#### Task data

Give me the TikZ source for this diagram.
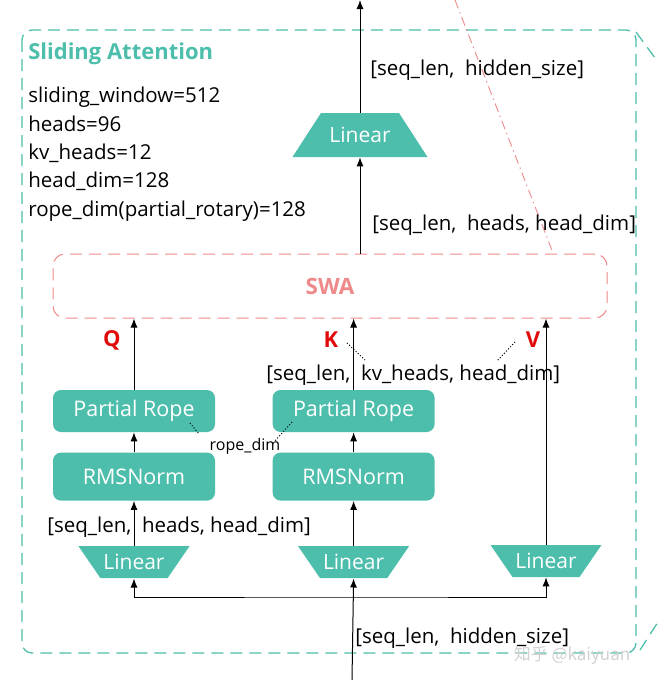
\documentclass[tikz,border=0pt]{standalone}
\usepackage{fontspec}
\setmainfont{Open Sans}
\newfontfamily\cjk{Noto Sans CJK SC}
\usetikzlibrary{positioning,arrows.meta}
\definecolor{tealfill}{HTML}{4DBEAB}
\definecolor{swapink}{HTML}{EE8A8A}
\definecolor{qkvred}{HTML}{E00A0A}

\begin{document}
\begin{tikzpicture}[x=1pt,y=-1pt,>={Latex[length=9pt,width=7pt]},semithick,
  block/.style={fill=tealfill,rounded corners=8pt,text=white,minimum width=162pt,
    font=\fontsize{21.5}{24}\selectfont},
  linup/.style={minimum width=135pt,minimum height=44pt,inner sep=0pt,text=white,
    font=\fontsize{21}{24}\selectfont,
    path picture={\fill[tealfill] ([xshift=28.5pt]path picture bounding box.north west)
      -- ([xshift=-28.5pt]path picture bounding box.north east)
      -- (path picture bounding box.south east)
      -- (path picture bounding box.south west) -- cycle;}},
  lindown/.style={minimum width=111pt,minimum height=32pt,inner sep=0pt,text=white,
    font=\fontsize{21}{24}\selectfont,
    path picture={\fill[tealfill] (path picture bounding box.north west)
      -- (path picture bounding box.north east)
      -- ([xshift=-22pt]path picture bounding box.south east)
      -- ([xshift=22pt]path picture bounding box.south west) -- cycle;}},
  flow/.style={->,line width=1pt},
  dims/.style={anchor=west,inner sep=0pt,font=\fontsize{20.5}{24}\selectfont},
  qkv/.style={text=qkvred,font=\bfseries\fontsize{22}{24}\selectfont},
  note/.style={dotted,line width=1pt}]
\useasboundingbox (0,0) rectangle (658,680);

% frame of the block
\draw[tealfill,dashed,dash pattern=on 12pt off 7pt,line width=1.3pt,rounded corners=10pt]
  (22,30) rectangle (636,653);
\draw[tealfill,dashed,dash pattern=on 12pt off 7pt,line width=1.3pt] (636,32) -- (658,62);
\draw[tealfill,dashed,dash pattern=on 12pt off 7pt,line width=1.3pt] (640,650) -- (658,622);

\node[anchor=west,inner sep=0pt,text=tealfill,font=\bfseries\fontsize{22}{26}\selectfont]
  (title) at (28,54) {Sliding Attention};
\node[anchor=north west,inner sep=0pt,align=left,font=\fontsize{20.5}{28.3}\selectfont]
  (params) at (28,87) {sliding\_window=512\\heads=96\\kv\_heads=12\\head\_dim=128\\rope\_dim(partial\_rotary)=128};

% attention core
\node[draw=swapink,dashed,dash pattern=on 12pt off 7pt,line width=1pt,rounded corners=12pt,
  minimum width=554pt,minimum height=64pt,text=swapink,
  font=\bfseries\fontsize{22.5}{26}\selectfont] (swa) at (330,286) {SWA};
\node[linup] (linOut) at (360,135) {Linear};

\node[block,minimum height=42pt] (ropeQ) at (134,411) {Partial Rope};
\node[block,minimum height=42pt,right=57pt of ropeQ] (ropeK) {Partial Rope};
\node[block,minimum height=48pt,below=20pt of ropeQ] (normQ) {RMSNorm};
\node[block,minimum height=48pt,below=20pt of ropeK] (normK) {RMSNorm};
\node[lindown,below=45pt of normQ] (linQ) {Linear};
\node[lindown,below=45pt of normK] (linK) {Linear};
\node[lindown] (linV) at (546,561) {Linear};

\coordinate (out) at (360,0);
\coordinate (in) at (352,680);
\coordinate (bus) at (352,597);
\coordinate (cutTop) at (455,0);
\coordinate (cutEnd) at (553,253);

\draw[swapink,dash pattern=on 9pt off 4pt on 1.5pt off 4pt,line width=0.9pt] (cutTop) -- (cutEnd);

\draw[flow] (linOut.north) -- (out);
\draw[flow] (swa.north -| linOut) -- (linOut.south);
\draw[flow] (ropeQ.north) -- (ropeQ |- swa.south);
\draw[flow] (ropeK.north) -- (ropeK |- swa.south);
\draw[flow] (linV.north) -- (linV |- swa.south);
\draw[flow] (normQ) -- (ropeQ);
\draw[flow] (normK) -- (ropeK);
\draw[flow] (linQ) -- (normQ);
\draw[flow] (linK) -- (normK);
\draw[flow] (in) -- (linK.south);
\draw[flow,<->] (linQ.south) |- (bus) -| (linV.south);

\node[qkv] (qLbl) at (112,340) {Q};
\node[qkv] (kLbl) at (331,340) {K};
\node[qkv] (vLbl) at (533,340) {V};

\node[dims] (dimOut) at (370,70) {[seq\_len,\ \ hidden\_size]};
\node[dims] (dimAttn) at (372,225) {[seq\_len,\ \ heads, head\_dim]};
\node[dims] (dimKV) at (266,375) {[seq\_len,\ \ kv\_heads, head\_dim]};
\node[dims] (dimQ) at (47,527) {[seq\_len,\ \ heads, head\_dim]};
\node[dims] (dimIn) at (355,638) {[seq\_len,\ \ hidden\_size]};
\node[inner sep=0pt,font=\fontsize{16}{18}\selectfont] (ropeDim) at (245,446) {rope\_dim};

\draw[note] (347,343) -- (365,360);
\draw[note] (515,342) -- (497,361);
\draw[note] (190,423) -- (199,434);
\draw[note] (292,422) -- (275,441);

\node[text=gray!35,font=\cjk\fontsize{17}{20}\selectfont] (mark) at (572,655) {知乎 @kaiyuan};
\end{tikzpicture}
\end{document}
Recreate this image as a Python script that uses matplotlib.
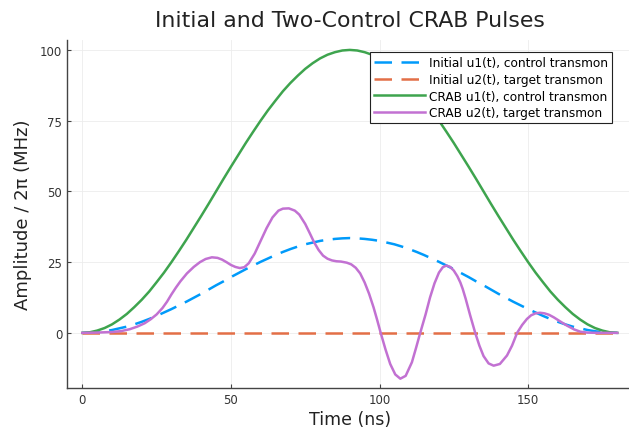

########

• [Task description]: Transcribe the preceding listing in its entirety and with exact wording, leaving out pictures.

• [Reply]:
Give me the TikZ source for this diagram.
\documentclass[tikz,border=0pt]{standalone}
\usepackage{fontspec}
\setmainfont{Open Sans}
\newfontfamily\cjk{Noto Sans CJK SC}
\usetikzlibrary{positioning,arrows.meta}
\definecolor{tealfill}{HTML}{4DBEAB}
\definecolor{swapink}{HTML}{EE8A8A}
\definecolor{qkvred}{HTML}{E00A0A}

\begin{document}
\begin{tikzpicture}[x=1pt,y=-1pt,>={Latex[length=9pt,width=7pt]},semithick,
  block/.style={fill=tealfill,rounded corners=8pt,text=white,minimum width=162pt,
    font=\fontsize{21.5}{24}\selectfont},
  linup/.style={minimum width=135pt,minimum height=44pt,inner sep=0pt,text=white,
    font=\fontsize{21}{24}\selectfont,
    path picture={\fill[tealfill] ([xshift=28.5pt]path picture bounding box.north west)
      -- ([xshift=-28.5pt]path picture bounding box.north east)
      -- (path picture bounding box.south east)
      -- (path picture bounding box.south west) -- cycle;}},
  lindown/.style={minimum width=111pt,minimum height=32pt,inner sep=0pt,text=white,
    font=\fontsize{21}{24}\selectfont,
    path picture={\fill[tealfill] (path picture bounding box.north west)
      -- (path picture bounding box.north east)
      -- ([xshift=-22pt]path picture bounding box.south east)
      -- ([xshift=22pt]path picture bounding box.south west) -- cycle;}},
  flow/.style={->,line width=1pt},
  dims/.style={anchor=west,inner sep=0pt,font=\fontsize{20.5}{24}\selectfont},
  qkv/.style={text=qkvred,font=\bfseries\fontsize{22}{24}\selectfont},
  note/.style={dotted,line width=1pt}]
\useasboundingbox (0,0) rectangle (658,680);

% frame of the block
\draw[tealfill,dashed,dash pattern=on 12pt off 7pt,line width=1.3pt,rounded corners=10pt]
  (22,30) rectangle (636,653);
\draw[tealfill,dashed,dash pattern=on 12pt off 7pt,line width=1.3pt] (636,32) -- (658,62);
\draw[tealfill,dashed,dash pattern=on 12pt off 7pt,line width=1.3pt] (640,650) -- (658,622);

\node[anchor=west,inner sep=0pt,text=tealfill,font=\bfseries\fontsize{22}{26}\selectfont]
  (title) at (28,54) {Sliding Attention};
\node[anchor=north west,inner sep=0pt,align=left,font=\fontsize{20.5}{28.3}\selectfont]
  (params) at (28,87) {sliding\_window=512\\heads=96\\kv\_heads=12\\head\_dim=128\\rope\_dim(partial\_rotary)=128};

% attention core
\node[draw=swapink,dashed,dash pattern=on 12pt off 7pt,line width=1pt,rounded corners=12pt,
  minimum width=554pt,minimum height=64pt,text=swapink,
  font=\bfseries\fontsize{22.5}{26}\selectfont] (swa) at (330,286) {SWA};
\node[linup] (linOut) at (360,135) {Linear};

\node[block,minimum height=42pt] (ropeQ) at (134,411) {Partial Rope};
\node[block,minimum height=42pt,right=57pt of ropeQ] (ropeK) {Partial Rope};
\node[block,minimum height=48pt,below=20pt of ropeQ] (normQ) {RMSNorm};
\node[block,minimum height=48pt,below=20pt of ropeK] (normK) {RMSNorm};
\node[lindown,below=45pt of normQ] (linQ) {Linear};
\node[lindown,below=45pt of normK] (linK) {Linear};
\node[lindown] (linV) at (546,561) {Linear};

\coordinate (out) at (360,0);
\coordinate (in) at (352,680);
\coordinate (bus) at (352,597);
\coordinate (cutTop) at (455,0);
\coordinate (cutEnd) at (553,253);

\draw[swapink,dash pattern=on 9pt off 4pt on 1.5pt off 4pt,line width=0.9pt] (cutTop) -- (cutEnd);

\draw[flow] (linOut.north) -- (out);
\draw[flow] (swa.north -| linOut) -- (linOut.south);
\draw[flow] (ropeQ.north) -- (ropeQ |- swa.south);
\draw[flow] (ropeK.north) -- (ropeK |- swa.south);
\draw[flow] (linV.north) -- (linV |- swa.south);
\draw[flow] (normQ) -- (ropeQ);
\draw[flow] (normK) -- (ropeK);
\draw[flow] (linQ) -- (normQ);
\draw[flow] (linK) -- (normK);
\draw[flow] (in) -- (linK.south);
\draw[flow,<->] (linQ.south) |- (bus) -| (linV.south);

\node[qkv] (qLbl) at (112,340) {Q};
\node[qkv] (kLbl) at (331,340) {K};
\node[qkv] (vLbl) at (533,340) {V};

\node[dims] (dimOut) at (370,70) {[seq\_len,\ \ hidden\_size]};
\node[dims] (dimAttn) at (372,225) {[seq\_len,\ \ heads, head\_dim]};
\node[dims] (dimKV) at (266,375) {[seq\_len,\ \ kv\_heads, head\_dim]};
\node[dims] (dimQ) at (47,527) {[seq\_len,\ \ heads, head\_dim]};
\node[dims] (dimIn) at (355,638) {[seq\_len,\ \ hidden\_size]};
\node[inner sep=0pt,font=\fontsize{16}{18}\selectfont] (ropeDim) at (245,446) {rope\_dim};

\draw[note] (347,343) -- (365,360);
\draw[note] (515,342) -- (497,361);
\draw[note] (190,423) -- (199,434);
\draw[note] (292,422) -- (275,441);

\node[text=gray!35,font=\cjk\fontsize{17}{20}\selectfont] (mark) at (572,655) {知乎 @kaiyuan};
\end{tikzpicture}
\end{document}
Recreate this image as a Python script that uses matplotlib.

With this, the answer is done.